The Weeping Woman

Patricia Santos Marcantonio

Sunbury Press, September 2012

ISBN-13: 978-1620061091, $16.95, trade paperback; $4.99, eBook 

Reviewed by Michael R. Collings

I seem to be spending a fair amount of (fictional) time in San Antonio recently—and in the sometimes great, sometimes horrifying state of Texas in general. Over the past year, I’ve read a number of Joe McKinney’s exceptional zombie novels, most of them featuring a San Antonio over-run and quarantined. And  now I’m emerging from another visit, this time focusing on a legend-come-true, Patricia Santos Marcantonio’s The Weeping Woman.

I appreciate horror as a genre. I love monsters. But what makes horror such a flexible mode of storytelling is that is doesn’t actually require zombies or werewolves or vampires to be effective. Some of the most frightening monsters are…human. People turning their backs on humanity in order to pursue their own private heavens, or hells.

In Marcantonio’s tale, the city of San Antonio is beset by two separate monsters. One is a pyromaniac, staining the evening skies crimson with his series of arson fires. No one has a clue as to who he is or why me sets fires, but his actions are draining the city of its life and putting a strain on the police department’s ability not only to cope with their normal problems but to control this one.

And there is the other monster. Children are disappearing. Young children. No one sees anything suspicious, no one notices anyone unusual…yet, in almost the blink of an eye or the turn of a mother’s back, children disappear. When one of them is discovered dead, his body carefully arranged on an elaborate tombstone in the nearby cemetery, things take an eerie turn. There is more here than a simple, garden-variety pervert; indeed, events suggest that the kidnapper is somehow enacting an ancient Mexican legend, “La Llorona,” or “The Weeping Woman.”

This is where San Antonio detective Blue Rodriguez, and her F.B.I. partner Daniel Ryan, begin looking for more than the obvious. Rodriguez is not only a tough-as-nails cop; she is also something of a ‘monster’ herself in that she has a special talent, one that destroyed her mother and threatens to destroy her. She can see victims.
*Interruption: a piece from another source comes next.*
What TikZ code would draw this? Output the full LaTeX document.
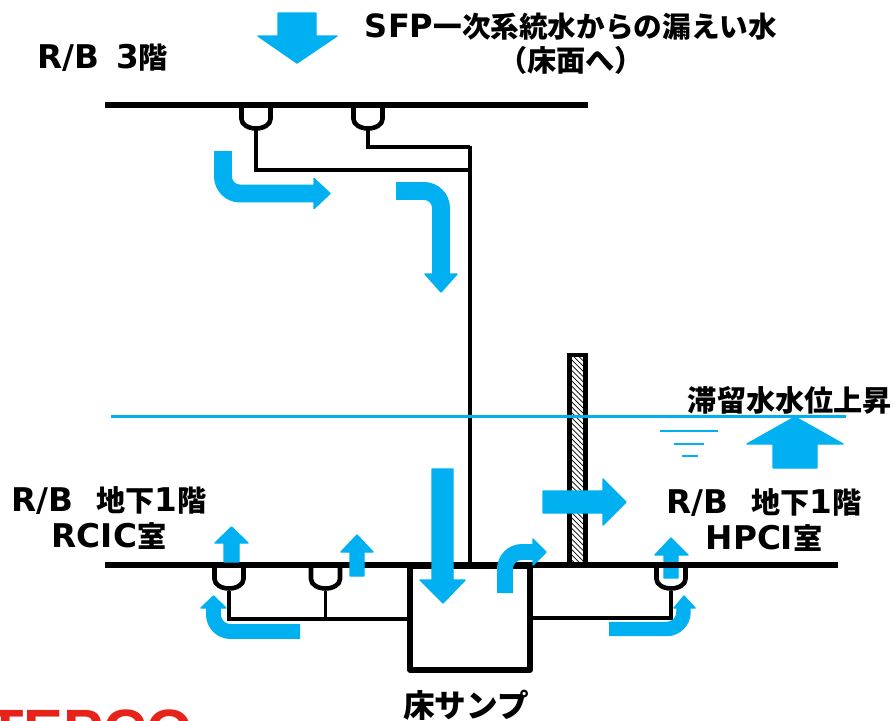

If she touches a body, she sees how the person died. If she enters a room defiled by violence, she sees the victim. The one thing she cannot see—the thing that frustrates and maddens her—is the perpetrator.

Temporarily transferred from Robbery to Homicide, Blue must follow the sparse clues the kidnapper has left and keep her secret from her new (and highly attractive) partner, while using all of her talents—natural and supernatural—to find the monsters before it is too late.

While horror of a specific sort, The Weeping Woman is also an entirely human—and humane—novel about rescue and redemption. Nearly everyone in the story is injured in some key way, either physically or psychically. The kidnapper has been traumatized in the past, although that fact does not alleviate the horror of the kidnappings. Blue, her mother, her sister, and her aunt—all have suffered and are deeply scarred, although they deal with their problems in far different ways. Even the clean-cut, Kennedy-looking Ryan conceals a secret, one that tinges his growing relationship with Blue.

But Blue is the true center of the story. While the overt narrative concentrates on her desperate attempts to balance her wounds with her need to solve the kidnappings, the underlying story—and perhaps the more important one—follows Blue’s conscious and unconscious attempts at punishing and ultimately forgiving herself for her own sins. Her path is dangerous and dark, regardless of which story we follow, but it is her only possibility of redemption.